### Written instruction
Your task is to transcribe all of the data below exactly, omitting the images.

### Source data

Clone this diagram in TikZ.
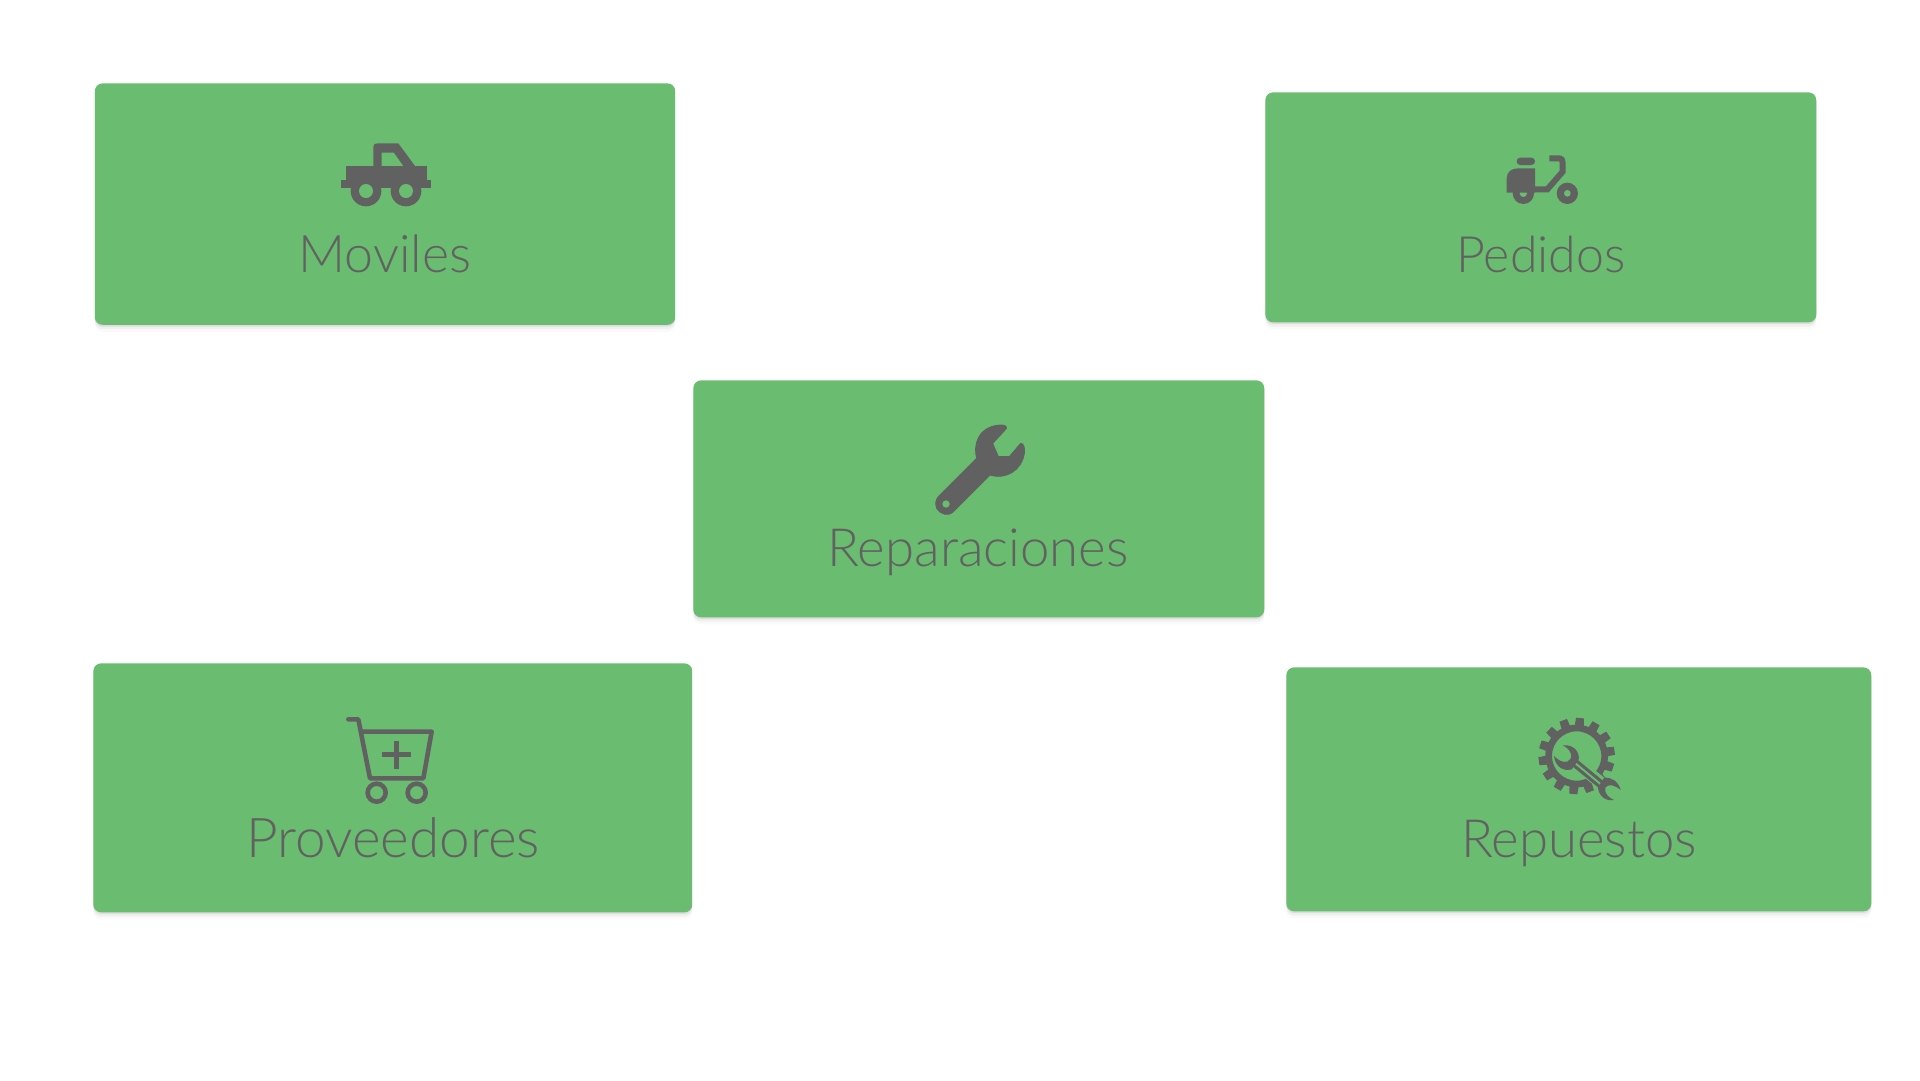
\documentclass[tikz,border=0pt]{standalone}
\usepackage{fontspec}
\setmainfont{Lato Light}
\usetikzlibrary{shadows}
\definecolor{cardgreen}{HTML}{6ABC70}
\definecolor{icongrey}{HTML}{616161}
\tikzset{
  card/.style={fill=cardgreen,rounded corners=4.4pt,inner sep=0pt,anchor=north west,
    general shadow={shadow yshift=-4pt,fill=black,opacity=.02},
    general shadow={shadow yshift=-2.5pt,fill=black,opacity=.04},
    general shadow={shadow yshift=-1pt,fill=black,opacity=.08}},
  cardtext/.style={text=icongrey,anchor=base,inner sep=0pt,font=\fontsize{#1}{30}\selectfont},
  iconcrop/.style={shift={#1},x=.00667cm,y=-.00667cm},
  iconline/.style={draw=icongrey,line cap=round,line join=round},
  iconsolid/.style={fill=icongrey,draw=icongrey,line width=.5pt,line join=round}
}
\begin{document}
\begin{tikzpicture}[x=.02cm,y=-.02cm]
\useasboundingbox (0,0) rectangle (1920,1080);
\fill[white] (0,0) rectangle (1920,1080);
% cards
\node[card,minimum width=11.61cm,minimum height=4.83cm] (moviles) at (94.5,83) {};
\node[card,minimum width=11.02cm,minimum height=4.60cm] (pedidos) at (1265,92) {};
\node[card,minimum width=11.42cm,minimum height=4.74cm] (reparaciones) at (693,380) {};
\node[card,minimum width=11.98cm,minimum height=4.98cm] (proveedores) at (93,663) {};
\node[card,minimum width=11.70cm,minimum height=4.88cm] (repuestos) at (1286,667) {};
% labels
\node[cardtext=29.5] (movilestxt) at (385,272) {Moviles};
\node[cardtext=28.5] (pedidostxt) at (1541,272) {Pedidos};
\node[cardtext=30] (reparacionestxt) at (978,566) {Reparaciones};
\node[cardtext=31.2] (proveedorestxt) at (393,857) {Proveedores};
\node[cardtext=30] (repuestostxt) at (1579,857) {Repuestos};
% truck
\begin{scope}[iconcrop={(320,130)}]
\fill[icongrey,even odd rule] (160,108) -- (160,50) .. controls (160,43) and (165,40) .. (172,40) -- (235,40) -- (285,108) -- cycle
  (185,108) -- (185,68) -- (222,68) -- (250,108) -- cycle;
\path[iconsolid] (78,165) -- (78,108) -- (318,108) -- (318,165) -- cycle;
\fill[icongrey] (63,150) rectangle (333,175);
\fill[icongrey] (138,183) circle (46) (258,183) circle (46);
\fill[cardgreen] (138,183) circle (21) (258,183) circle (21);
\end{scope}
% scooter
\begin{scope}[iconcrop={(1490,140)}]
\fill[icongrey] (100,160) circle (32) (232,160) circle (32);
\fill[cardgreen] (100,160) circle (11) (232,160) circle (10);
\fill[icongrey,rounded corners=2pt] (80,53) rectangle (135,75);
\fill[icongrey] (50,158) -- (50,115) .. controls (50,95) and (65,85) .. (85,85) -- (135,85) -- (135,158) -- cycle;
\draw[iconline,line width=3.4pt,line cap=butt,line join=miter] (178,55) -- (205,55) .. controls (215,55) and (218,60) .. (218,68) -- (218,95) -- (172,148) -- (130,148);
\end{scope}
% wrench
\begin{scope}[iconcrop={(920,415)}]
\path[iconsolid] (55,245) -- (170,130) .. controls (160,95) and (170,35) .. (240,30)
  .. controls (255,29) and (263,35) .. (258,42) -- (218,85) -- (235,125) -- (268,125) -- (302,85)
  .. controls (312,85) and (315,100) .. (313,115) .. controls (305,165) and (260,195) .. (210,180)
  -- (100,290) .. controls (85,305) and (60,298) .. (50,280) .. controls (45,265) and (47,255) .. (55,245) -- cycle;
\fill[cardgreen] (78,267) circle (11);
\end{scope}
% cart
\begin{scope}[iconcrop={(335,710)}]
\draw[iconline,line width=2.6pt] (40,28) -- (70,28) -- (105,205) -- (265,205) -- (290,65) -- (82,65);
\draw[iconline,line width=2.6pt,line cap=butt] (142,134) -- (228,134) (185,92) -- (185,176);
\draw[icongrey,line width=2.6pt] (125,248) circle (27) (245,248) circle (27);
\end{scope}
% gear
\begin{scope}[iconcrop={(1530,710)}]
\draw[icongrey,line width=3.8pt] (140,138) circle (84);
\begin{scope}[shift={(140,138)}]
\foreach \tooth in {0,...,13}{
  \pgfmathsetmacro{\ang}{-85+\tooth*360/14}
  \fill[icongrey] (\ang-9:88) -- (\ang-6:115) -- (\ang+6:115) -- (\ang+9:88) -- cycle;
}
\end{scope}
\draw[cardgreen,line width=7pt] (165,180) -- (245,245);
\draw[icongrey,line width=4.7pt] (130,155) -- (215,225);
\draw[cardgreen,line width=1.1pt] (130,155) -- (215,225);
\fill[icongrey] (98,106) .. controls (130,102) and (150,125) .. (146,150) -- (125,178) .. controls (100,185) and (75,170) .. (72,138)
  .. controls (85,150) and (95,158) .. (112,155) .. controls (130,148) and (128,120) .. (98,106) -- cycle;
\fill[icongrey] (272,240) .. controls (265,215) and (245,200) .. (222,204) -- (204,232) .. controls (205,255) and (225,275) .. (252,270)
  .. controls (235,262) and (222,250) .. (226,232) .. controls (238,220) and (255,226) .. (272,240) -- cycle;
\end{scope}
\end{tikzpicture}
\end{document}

### Answer to the task
Clone this diagram in TikZ.
\documentclass[tikz,border=0pt]{standalone}
\usepackage{fontspec}
\setmainfont{Lato Light}
\usetikzlibrary{shadows}
\definecolor{cardgreen}{HTML}{6ABC70}
\definecolor{icongrey}{HTML}{616161}
\tikzset{
  card/.style={fill=cardgreen,rounded corners=4.4pt,inner sep=0pt,anchor=north west,
    general shadow={shadow yshift=-4pt,fill=black,opacity=.02},
    general shadow={shadow yshift=-2.5pt,fill=black,opacity=.04},
    general shadow={shadow yshift=-1pt,fill=black,opacity=.08}},
  cardtext/.style={text=icongrey,anchor=base,inner sep=0pt,font=\fontsize{#1}{30}\selectfont},
  iconcrop/.style={shift={#1},x=.00667cm,y=-.00667cm},
  iconline/.style={draw=icongrey,line cap=round,line join=round},
  iconsolid/.style={fill=icongrey,draw=icongrey,line width=.5pt,line join=round}
}
\begin{document}
\begin{tikzpicture}[x=.02cm,y=-.02cm]
\useasboundingbox (0,0) rectangle (1920,1080);
\fill[white] (0,0) rectangle (1920,1080);
% cards
\node[card,minimum width=11.61cm,minimum height=4.83cm] (moviles) at (94.5,83) {};
\node[card,minimum width=11.02cm,minimum height=4.60cm] (pedidos) at (1265,92) {};
\node[card,minimum width=11.42cm,minimum height=4.74cm] (reparaciones) at (693,380) {};
\node[card,minimum width=11.98cm,minimum height=4.98cm] (proveedores) at (93,663) {};
\node[card,minimum width=11.70cm,minimum height=4.88cm] (repuestos) at (1286,667) {};
% labels
\node[cardtext=29.5] (movilestxt) at (385,272) {Moviles};
\node[cardtext=28.5] (pedidostxt) at (1541,272) {Pedidos};
\node[cardtext=30] (reparacionestxt) at (978,566) {Reparaciones};
\node[cardtext=31.2] (proveedorestxt) at (393,857) {Proveedores};
\node[cardtext=30] (repuestostxt) at (1579,857) {Repuestos};
% truck
\begin{scope}[iconcrop={(320,130)}]
\fill[icongrey,even odd rule] (160,108) -- (160,50) .. controls (160,43) and (165,40) .. (172,40) -- (235,40) -- (285,108) -- cycle
  (185,108) -- (185,68) -- (222,68) -- (250,108) -- cycle;
\path[iconsolid] (78,165) -- (78,108) -- (318,108) -- (318,165) -- cycle;
\fill[icongrey] (63,150) rectangle (333,175);
\fill[icongrey] (138,183) circle (46) (258,183) circle (46);
\fill[cardgreen] (138,183) circle (21) (258,183) circle (21);
\end{scope}
% scooter
\begin{scope}[iconcrop={(1490,140)}]
\fill[icongrey] (100,160) circle (32) (232,160) circle (32);
\fill[cardgreen] (100,160) circle (11) (232,160) circle (10);
\fill[icongrey,rounded corners=2pt] (80,53) rectangle (135,75);
\fill[icongrey] (50,158) -- (50,115) .. controls (50,95) and (65,85) .. (85,85) -- (135,85) -- (135,158) -- cycle;
\draw[iconline,line width=3.4pt,line cap=butt,line join=miter] (178,55) -- (205,55) .. controls (215,55) and (218,60) .. (218,68) -- (218,95) -- (172,148) -- (130,148);
\end{scope}
% wrench
\begin{scope}[iconcrop={(920,415)}]
\path[iconsolid] (55,245) -- (170,130) .. controls (160,95) and (170,35) .. (240,30)
  .. controls (255,29) and (263,35) .. (258,42) -- (218,85) -- (235,125) -- (268,125) -- (302,85)
  .. controls (312,85) and (315,100) .. (313,115) .. controls (305,165) and (260,195) .. (210,180)
  -- (100,290) .. controls (85,305) and (60,298) .. (50,280) .. controls (45,265) and (47,255) .. (55,245) -- cycle;
\fill[cardgreen] (78,267) circle (11);
\end{scope}
% cart
\begin{scope}[iconcrop={(335,710)}]
\draw[iconline,line width=2.6pt] (40,28) -- (70,28) -- (105,205) -- (265,205) -- (290,65) -- (82,65);
\draw[iconline,line width=2.6pt,line cap=butt] (142,134) -- (228,134) (185,92) -- (185,176);
\draw[icongrey,line width=2.6pt] (125,248) circle (27) (245,248) circle (27);
\end{scope}
% gear
\begin{scope}[iconcrop={(1530,710)}]
\draw[icongrey,line width=3.8pt] (140,138) circle (84);
\begin{scope}[shift={(140,138)}]
\foreach \tooth in {0,...,13}{
  \pgfmathsetmacro{\ang}{-85+\tooth*360/14}
  \fill[icongrey] (\ang-9:88) -- (\ang-6:115) -- (\ang+6:115) -- (\ang+9:88) -- cycle;
}
\end{scope}
\draw[cardgreen,line width=7pt] (165,180) -- (245,245);
\draw[icongrey,line width=4.7pt] (130,155) -- (215,225);
\draw[cardgreen,line width=1.1pt] (130,155) -- (215,225);
\fill[icongrey] (98,106) .. controls (130,102) and (150,125) .. (146,150) -- (125,178) .. controls (100,185) and (75,170) .. (72,138)
  .. controls (85,150) and (95,158) .. (112,155) .. controls (130,148) and (128,120) .. (98,106) -- cycle;
\fill[icongrey] (272,240) .. controls (265,215) and (245,200) .. (222,204) -- (204,232) .. controls (205,255) and (225,275) .. (252,270)
  .. controls (235,262) and (222,250) .. (226,232) .. controls (238,220) and (255,226) .. (272,240) -- cycle;
\end{scope}
\end{tikzpicture}
\end{document}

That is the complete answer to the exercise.